--- begin ---

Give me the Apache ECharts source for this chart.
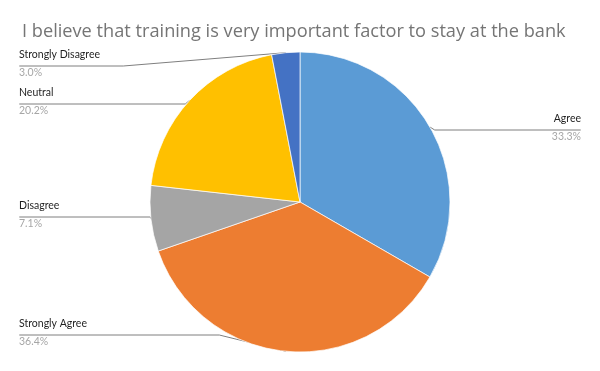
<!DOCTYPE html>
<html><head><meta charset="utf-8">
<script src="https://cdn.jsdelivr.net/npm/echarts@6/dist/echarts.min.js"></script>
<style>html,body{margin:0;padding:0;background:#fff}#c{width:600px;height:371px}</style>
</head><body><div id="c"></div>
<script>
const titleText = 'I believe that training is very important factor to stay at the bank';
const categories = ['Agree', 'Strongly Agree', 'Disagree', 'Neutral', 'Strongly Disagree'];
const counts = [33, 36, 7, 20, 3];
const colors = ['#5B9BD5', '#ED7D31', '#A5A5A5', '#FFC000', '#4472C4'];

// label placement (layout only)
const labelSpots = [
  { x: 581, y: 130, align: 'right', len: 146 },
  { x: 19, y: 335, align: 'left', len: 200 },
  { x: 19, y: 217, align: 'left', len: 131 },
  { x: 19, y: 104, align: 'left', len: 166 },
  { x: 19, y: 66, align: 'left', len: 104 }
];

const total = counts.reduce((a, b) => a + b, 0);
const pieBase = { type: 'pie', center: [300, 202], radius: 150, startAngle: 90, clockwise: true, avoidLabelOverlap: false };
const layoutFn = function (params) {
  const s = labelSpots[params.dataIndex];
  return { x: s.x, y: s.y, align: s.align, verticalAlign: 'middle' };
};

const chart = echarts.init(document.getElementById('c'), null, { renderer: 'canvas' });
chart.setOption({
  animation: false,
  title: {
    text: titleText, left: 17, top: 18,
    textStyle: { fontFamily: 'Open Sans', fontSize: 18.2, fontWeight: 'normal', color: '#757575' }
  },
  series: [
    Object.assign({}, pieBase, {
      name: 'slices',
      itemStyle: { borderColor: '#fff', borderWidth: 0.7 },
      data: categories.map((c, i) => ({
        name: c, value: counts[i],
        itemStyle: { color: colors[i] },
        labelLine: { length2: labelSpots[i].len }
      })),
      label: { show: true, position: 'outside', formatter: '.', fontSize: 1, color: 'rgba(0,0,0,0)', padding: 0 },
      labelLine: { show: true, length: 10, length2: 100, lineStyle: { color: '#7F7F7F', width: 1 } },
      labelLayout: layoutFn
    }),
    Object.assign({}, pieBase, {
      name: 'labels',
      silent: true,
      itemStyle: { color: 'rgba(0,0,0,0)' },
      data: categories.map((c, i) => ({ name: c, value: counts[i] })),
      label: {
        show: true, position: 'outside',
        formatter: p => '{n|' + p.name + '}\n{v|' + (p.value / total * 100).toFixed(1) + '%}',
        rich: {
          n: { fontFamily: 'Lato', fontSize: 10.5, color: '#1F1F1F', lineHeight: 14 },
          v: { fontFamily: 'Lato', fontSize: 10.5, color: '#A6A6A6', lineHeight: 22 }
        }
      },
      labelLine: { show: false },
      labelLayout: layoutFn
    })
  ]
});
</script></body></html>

--- end ---

[Instruction] Do not include the images; transcribe the rest of the listing exactly.

[Worked answer]
Give me the Apache ECharts source for this chart.
<!DOCTYPE html>
<html><head><meta charset="utf-8">
<script src="https://cdn.jsdelivr.net/npm/echarts@6/dist/echarts.min.js"></script>
<style>html,body{margin:0;padding:0;background:#fff}#c{width:600px;height:371px}</style>
</head><body><div id="c"></div>
<script>
const titleText = 'I believe that training is very important factor to stay at the bank';
const categories = ['Agree', 'Strongly Agree', 'Disagree', 'Neutral', 'Strongly Disagree'];
const counts = [33, 36, 7, 20, 3];
const colors = ['#5B9BD5', '#ED7D31', '#A5A5A5', '#FFC000', '#4472C4'];

// label placement (layout only)
const labelSpots = [
  { x: 581, y: 130, align: 'right', len: 146 },
  { x: 19, y: 335, align: 'left', len: 200 },
  { x: 19, y: 217, align: 'left', len: 131 },
  { x: 19, y: 104, align: 'left', len: 166 },
  { x: 19, y: 66, align: 'left', len: 104 }
];

const total = counts.reduce((a, b) => a + b, 0);
const pieBase = { type: 'pie', center: [300, 202], radius: 150, startAngle: 90, clockwise: true, avoidLabelOverlap: false };
const layoutFn = function (params) {
  const s = labelSpots[params.dataIndex];
  return { x: s.x, y: s.y, align: s.align, verticalAlign: 'middle' };
};

const chart = echarts.init(document.getElementById('c'), null, { renderer: 'canvas' });
chart.setOption({
  animation: false,
  title: {
    text: titleText, left: 17, top: 18,
    textStyle: { fontFamily: 'Open Sans', fontSize: 18.2, fontWeight: 'normal', color: '#757575' }
  },
  series: [
    Object.assign({}, pieBase, {
      name: 'slices',
      itemStyle: { borderColor: '#fff', borderWidth: 0.7 },
      data: categories.map((c, i) => ({
        name: c, value: counts[i],
        itemStyle: { color: colors[i] },
        labelLine: { length2: labelSpots[i].len }
      })),
      label: { show: true, position: 'outside', formatter: '.', fontSize: 1, color: 'rgba(0,0,0,0)', padding: 0 },
      labelLine: { show: true, length: 10, length2: 100, lineStyle: { color: '#7F7F7F', width: 1 } },
      labelLayout: layoutFn
    }),
    Object.assign({}, pieBase, {
      name: 'labels',
      silent: true,
      itemStyle: { color: 'rgba(0,0,0,0)' },
      data: categories.map((c, i) => ({ name: c, value: counts[i] })),
      label: {
        show: true, position: 'outside',
        formatter: p => '{n|' + p.name + '}\n{v|' + (p.value / total * 100).toFixed(1) + '%}',
        rich: {
          n: { fontFamily: 'Lato', fontSize: 10.5, color: '#1F1F1F', lineHeight: 14 },
          v: { fontFamily: 'Lato', fontSize: 10.5, color: '#A6A6A6', lineHeight: 22 }
        }
      },
      labelLine: { show: false },
      labelLayout: layoutFn
    })
  ]
});
</script></body></html>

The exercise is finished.